Short sale productivity
Short-sales are just about the only properties to list right now if you don’t have an REO account in most regions of the US. If you have a lead pipe to get the listing, you can make a great living listing and selling them, but if you have ever done a short-sale, you know it is very time consuming, with one of the longest sales cycles. That is why it’s important to have a very specific scalable management protocol to move them through to a close.
Get the listings:
This is a little bit tricky because the whole situation around a short-sale is not good, and the last thing people want is to be barraged by agents wanting to sell their house for a loss. The more successful strategies I have seen to get leads is by referral, and incoming sales strategies which means people contact you, and you don’t contact them. This is usually done by passive promotion with mailers or positioning yourself in front of people specifically looking for short-sale information in your area. You will need a lot of them because the close rate is low and you are very dependent on other people coming through for you on a certain timeline.
Banks using Equator have made this a little easier, but you still have to call to wait on hold with most places. And of course, they lose your package and papers a few times (every time)! By setting up a system, you can cut down the brain damage and jam these through as quickly as possible.
Do the upfront work:
Short sales generally need the same things to get going, and clients need to fit a certain mold to work. Just establish a package collection protocol. Get the bank info, and make sure they have filed all of their taxes. Then, use your template forms like authorization paperwork and have them fill it out. If you have these items written down somewhere, you will never miss something you need. You just have to collect from the client first then collect from the bank.
Check for hold ups:
Make sure to check any outside lien holders that may hold up the process right from the start. Are the taxes paid? Utilities not in collection? HOA hasn’t racked up a massive fine list? Generally, they will work with you to resolve i,t so it’s best to do this work upfront (not including taxes). Here in California, junior liens get wiped out in foreclosure, so if the lien holder won’t negotiate the get 100% of nothing, it has some incentive.

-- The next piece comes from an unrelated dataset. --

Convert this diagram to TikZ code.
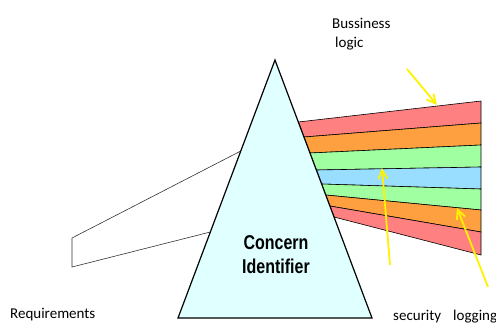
\documentclass[tikz,border=0pt]{standalone}
\usepackage{fontspec}
\setmainfont{Carlito}
\newfontfamily\concernfont[FakeStretch=0.8]{Liberation Sans}
\usetikzlibrary{arrows.meta,calc}

\definecolor{bandred}{RGB}{255,128,128}
\definecolor{bandorange}{RGB}{255,160,64}
\definecolor{bandgreen}{RGB}{160,255,160}
\definecolor{bandblue}{RGB}{153,221,255}
\definecolor{prismfill}{RGB}{224,255,255}

\begin{document}
\begin{tikzpicture}[x=1pt,y=-1pt]

      % Styles for the beams, the prism, the yellow pointers and the captions
      \tikzstyle{band}=[draw=black, line width=0.6pt]
      \tikzstyle{beam}=[draw=black!80, line width=0.6pt]
      \tikzstyle{prism}=[fill=prismfill, draw=black, line width=1.2pt, line join=miter]
      \tikzstyle{ray}=[draw=yellow, line width=1.8pt, -{Straight Barb[length=9pt,width=9pt]}]
      \tikzstyle{caption}=[font=\fontsize{15}{18}\selectfont, inner sep=0pt, anchor=base west]

      \useasboundingbox (0,0) rectangle (496,325);

      % Corners of the prism
      \coordinate (apex)  at (275,60);
      \coordinate (baseL) at (178,318);
      \coordinate (baseR) at (372,318);

      % Boundaries of the outgoing bands: left end on the prism, right end at x=481
      \foreach \i/\yl/\yr in {0/122/101, 1/137/123, 2/153/145, 3/170/167,
                              4/184/189, 5/195/210, 6/206/232, 7/217/255} {
        \coordinate (l\i) at ($(apex)!{(\yl-60)/258}!(baseR)$);
        \coordinate (r\i) at (481,\yr);
      }

      % Coloured bands
      \foreach \i/\j/\col in {0/1/bandred, 1/2/bandorange, 2/3/bandgreen, 3/4/bandblue,
                              4/5/bandgreen, 5/6/bandorange, 6/7/bandred} {
        \fill[\col, band] (l\i) -- (r\i) -- (r\j) -- (l\j) -- cycle;
      }

      % Incoming beam of requirements
      \coordinate (inTop)  at ($(apex)!0.3527!(baseL)$);
      \coordinate (inBot)  at ($(apex)!0.6667!(baseL)$);
      \coordinate (reqTop) at (72,238);
      \coordinate (reqBot) at (72,267);
      \draw[beam] (inTop) -- (reqTop) -- (reqBot) -- (inBot);

      % Prism
      \draw[prism] (apex) -- (baseR) -- (baseL) -- cycle;
      \node[align=center, font=\concernfont\bfseries\fontsize{20}{24}\selectfont]
            (concern) at (276,255) {Concern\\Identifier};

      % Yellow pointers
      \coordinate (logicStart) at (407,69);
      \coordinate (logicTip)   at (437,105);
      \coordinate (secStart)   at (390,265);
      \coordinate (secTip)     at (382,168);
      \coordinate (logStart)   at (488,287);
      \coordinate (logTip)     at (457,208);
      \draw[ray] (logicStart) -- (logicTip);
      \draw[ray] (secStart) -- (secTip);
      \draw[ray] (logStart) -- (logTip);

      % Captions
      \node[caption] (business) at (332,28) {Bussiness};
      \node[caption] (logic)    at (335,47) {logic};
      \node[caption] (req)      at (10,318) {Requirements};
      \node[caption] (security) at (393,320) {security};
      \node[caption] (logging)  at (453,320) {logging};

\end{tikzpicture}
\end{document}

Delegate phone calls if possible. If not, schedule your call times in an easy to manage, time conscious way. Depending on the number of listings, try once a week to a maximum of five calls. If you have more than five, do the other weekly calls on a different day. Call for some on Monday morning, and do the next set on Thursday. As you get more files, fill in another day. Just keep them spaced if you can so that you don’t go crazy and need to be sent away!
Keep it organized:
The nice thing about long sales cycles is that it is pretty slow moving and easier to keep organized. If you create one system and progress plan, you can just continually plug listings into it to be processed. This includes the call schedule, and would also include buyer agent or seller updates. You will also need a way to store all data and documents in a way that is easy to access. Plus, you will have a lot of offers and backup offers in the wings you will need to keep track of. Create it once, and it can be used for as long as needed.
With these systems in place you should be able to get your time back to go out and do fun sales outside in the sun again. Short-sales are becoming more and more prominent in the market, and homeowners really need your help. If done correctly, everyone can walk away with their sanity, and without a foreclosure on their record… which will give them less time to qualify for a new loan on a home that you can sell them down the road.